◆ GIVEN MATERIAL
————
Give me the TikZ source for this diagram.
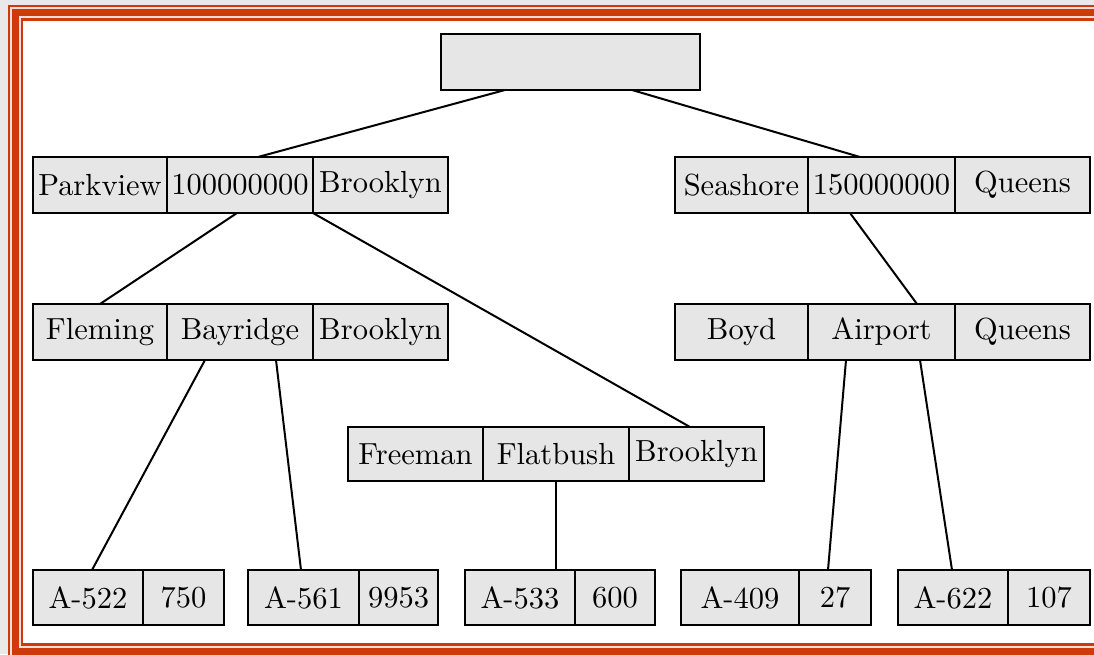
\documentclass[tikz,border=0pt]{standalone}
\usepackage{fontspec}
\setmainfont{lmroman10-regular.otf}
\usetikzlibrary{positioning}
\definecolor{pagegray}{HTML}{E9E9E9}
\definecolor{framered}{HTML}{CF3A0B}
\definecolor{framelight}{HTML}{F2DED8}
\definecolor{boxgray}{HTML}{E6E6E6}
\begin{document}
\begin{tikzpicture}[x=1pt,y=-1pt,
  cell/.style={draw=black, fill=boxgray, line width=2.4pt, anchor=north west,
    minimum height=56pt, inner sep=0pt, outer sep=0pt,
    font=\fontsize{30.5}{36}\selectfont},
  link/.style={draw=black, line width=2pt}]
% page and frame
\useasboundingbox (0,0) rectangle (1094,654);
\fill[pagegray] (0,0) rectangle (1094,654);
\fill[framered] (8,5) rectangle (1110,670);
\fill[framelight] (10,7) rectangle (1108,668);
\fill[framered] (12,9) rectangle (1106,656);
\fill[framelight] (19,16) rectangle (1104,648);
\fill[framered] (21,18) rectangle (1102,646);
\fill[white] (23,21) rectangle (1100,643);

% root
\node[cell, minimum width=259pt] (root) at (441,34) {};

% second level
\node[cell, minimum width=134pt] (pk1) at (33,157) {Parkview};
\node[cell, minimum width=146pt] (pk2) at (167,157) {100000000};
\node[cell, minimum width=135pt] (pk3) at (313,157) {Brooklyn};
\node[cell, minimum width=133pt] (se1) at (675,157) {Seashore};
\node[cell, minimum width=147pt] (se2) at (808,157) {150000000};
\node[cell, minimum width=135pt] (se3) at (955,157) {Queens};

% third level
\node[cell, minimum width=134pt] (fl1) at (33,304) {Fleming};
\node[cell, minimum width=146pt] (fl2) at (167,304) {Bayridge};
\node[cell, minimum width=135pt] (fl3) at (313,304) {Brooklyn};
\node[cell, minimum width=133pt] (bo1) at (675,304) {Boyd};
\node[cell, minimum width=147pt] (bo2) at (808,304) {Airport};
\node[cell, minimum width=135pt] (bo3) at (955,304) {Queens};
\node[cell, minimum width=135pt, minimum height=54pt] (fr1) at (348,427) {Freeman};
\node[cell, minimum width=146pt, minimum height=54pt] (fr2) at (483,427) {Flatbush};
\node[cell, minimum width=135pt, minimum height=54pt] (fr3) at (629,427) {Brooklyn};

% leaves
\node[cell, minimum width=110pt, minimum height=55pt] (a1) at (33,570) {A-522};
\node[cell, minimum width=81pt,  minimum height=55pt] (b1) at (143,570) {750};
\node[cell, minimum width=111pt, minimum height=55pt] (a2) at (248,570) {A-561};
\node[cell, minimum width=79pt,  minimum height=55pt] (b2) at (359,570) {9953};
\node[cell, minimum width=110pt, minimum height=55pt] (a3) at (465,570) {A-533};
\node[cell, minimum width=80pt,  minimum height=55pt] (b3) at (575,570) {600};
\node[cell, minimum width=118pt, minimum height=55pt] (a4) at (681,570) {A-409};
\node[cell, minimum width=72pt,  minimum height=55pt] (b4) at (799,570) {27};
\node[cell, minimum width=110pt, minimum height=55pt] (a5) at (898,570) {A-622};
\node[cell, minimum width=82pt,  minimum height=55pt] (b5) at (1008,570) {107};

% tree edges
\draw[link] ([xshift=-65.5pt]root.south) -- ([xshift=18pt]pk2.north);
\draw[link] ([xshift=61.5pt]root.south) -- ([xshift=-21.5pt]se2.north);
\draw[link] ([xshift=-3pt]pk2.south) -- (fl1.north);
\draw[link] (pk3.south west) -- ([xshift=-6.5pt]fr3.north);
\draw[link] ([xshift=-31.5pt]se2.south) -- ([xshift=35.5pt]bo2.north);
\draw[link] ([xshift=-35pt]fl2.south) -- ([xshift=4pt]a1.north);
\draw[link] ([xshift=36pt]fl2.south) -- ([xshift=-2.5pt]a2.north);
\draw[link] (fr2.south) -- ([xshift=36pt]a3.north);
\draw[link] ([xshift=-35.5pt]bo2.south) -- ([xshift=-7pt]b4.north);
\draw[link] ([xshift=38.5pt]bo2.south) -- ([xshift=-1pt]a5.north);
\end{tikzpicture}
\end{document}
————
◆ REQUIRED TASK
Leave out any pictures and return exactly the lines from the beginning of the data through the line with "minimum width=135pt] (se3)", inclusive.

◆ SOLUTION TO THIS TASK
Give me the TikZ source for this diagram.
\documentclass[tikz,border=0pt]{standalone}
\usepackage{fontspec}
\setmainfont{lmroman10-regular.otf}
\usetikzlibrary{positioning}
\definecolor{pagegray}{HTML}{E9E9E9}
\definecolor{framered}{HTML}{CF3A0B}
\definecolor{framelight}{HTML}{F2DED8}
\definecolor{boxgray}{HTML}{E6E6E6}
\begin{document}
\begin{tikzpicture}[x=1pt,y=-1pt,
  cell/.style={draw=black, fill=boxgray, line width=2.4pt, anchor=north west,
    minimum height=56pt, inner sep=0pt, outer sep=0pt,
    font=\fontsize{30.5}{36}\selectfont},
  link/.style={draw=black, line width=2pt}]
% page and frame
\useasboundingbox (0,0) rectangle (1094,654);
\fill[pagegray] (0,0) rectangle (1094,654);
\fill[framered] (8,5) rectangle (1110,670);
\fill[framelight] (10,7) rectangle (1108,668);
\fill[framered] (12,9) rectangle (1106,656);
\fill[framelight] (19,16) rectangle (1104,648);
\fill[framered] (21,18) rectangle (1102,646);
\fill[white] (23,21) rectangle (1100,643);

% root
\node[cell, minimum width=259pt] (root) at (441,34) {};

% second level
\node[cell, minimum width=134pt] (pk1) at (33,157) {Parkview};
\node[cell, minimum width=146pt] (pk2) at (167,157) {100000000};
\node[cell, minimum width=135pt] (pk3) at (313,157) {Brooklyn};
\node[cell, minimum width=133pt] (se1) at (675,157) {Seashore};
\node[cell, minimum width=147pt] (se2) at (808,157) {150000000};
\node[cell, minimum width=135pt] (se3) at (955,157) {Queens};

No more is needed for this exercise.